Multiple peer-auditors are allowed to do the auditing task until confidence in the result is developed. As each auditor makes their <,~,> judgement, their skill level at the task-in-dispute, as estimated by the reputation system, informs the system of a fuzzy data point suggesting a range of peer-assessed quality, which accumulate until a point of confidence in the quality of the submission as estimated by peers.

The peer-estimate of the moderated HIT is compared against the average user submission, and a decision of "pay/don't pay" is made based on an over-under comparison of the peer-estimate of the moderated HIT vs the average user submission. The uncertainty in calculation is "benefit of the doubt" and a mechanism to approximate fair leniency by paying both parties if needed. (poor explanation, hope to clarify at a better time). The requester's evaluation could have a role in determining the size of the 'benefit of the doubt' range.

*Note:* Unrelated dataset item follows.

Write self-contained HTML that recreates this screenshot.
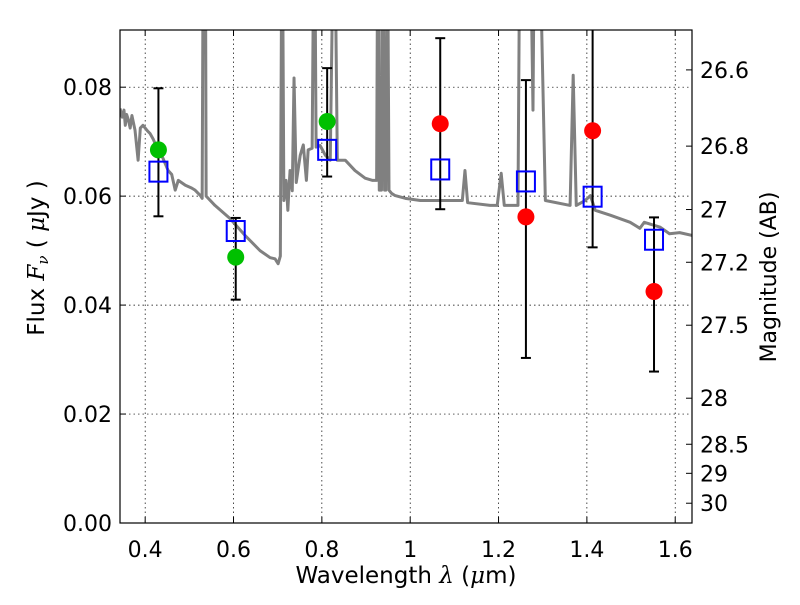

Over multiple moderations, auditors may be compared repeatedly against the evaluations of the auditing group to determine a "trust" or "auditing skill" factor which would inform the weight given to each auditor's assessment in the group; this factor could also adjust the pay rate offered to potential auditors. Inaccurate raters lose monetary incentive.

In this way, many are able to audit, it may seem egalitarian, and the system has a mechanism which can inform a requester 'Your expectations were unreasonable! Your design was poor' or a worker 'You didn't understand what's expected at this level!' etc.